Menurut dia, MPR itu harus diperjelas lagi dan bukan sekadar pimpinannya saja karena pimpinan MPR tidak bisa mengambil keputusan sendiri dengan mengatasnamakan kelembagaan MPR.

Karena itu, Ginandjar melanjutkan, harus ada sidang MPR untuk membentuk komisi dimaksud.

Tetapi ada persoalan lanjutan bahwa sekarang ini tidak ada dasar hukum bagi sidang MPR untuk membentuk komisi konstitusi tersebut.

Pada bagian lain, Ketua DPD mengatakan, persoalan DPD dalam konstitusi hanya sekadar pemicu saja bagi penyempurnaan UUD 1945.

"Masih ada persoalan lain yang juga harus disempurnakan lagi," ujarnya, seraya mencontohkan bagaimana dengan sistem pemerintahan yang diadopsi di negara ini, apakah presidensial atau parlementer.

Ginandjar mempertanyakan, jika memang sistem pemerintahan Indonesia adalah presidensial, lalu mengapa posisi presiden sering lebih lemah ketika berhadapan dengan parlemen.

MK Mendukung
Sementara itu, hakim konstitusi Akil Mochtar berpendapat, UUD 1945 dapat kembali diamandemen untuk melakukan penyempurnaan. Akil Mochtar juga berpandangan MPR bisa membentuk komisi konstitusi untuk mengkaji penyempurnaan dan amandemen UUD 1945.

Demikian disampaikan Akil Mochtar usai pertemuan antara sembilan hakim MK yang berkunjung ke Dewan Perwakilan Daerah (DPD) di Jakarta, Senin (1/9).

Para hakim Mahkamah Konstitusi (MK) itu dipimpin Ketua MK Mahfud MD. Mereka diterima Ketua DPD Ginandjar Kartasasmita beserta Wakil Ketua DPD serta pimpinan panitia ad hoc DPD.
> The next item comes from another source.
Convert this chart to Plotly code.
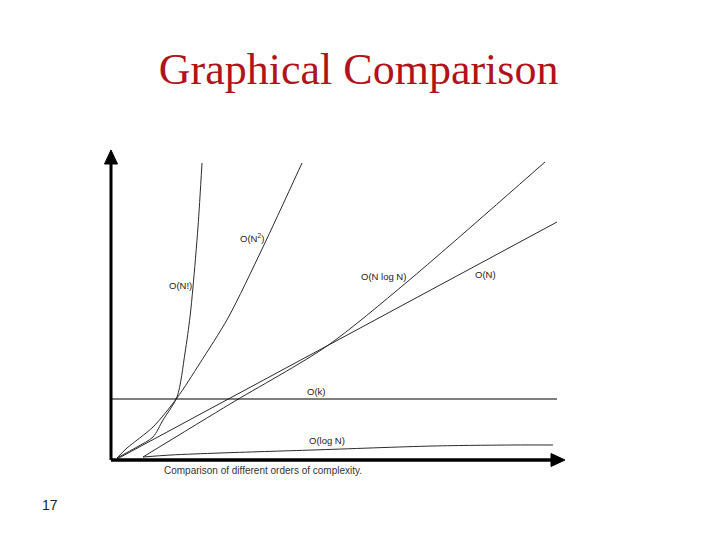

"Ini merupakan kunjungan resmi MK yang pertama setelah dilantik," ujar Mahfud MD.

Menurut dia, MK berencana melakukan silaturahmi dengan lembaga-lembaga negara lainnya.

Mahfud mengatakan tidak ada agenda khusus selain bersilaturahmi demi menjaga hubungan yang lebih baik lagi di masa depan.

Ia mengatakan, hakim konstitusi tidak boleh menilai bagaimana perubahan UUD ini. Sementara jika konstitusi sudah diubah, maka hakim-hakim konstitusi wajib untuk mengawalnya.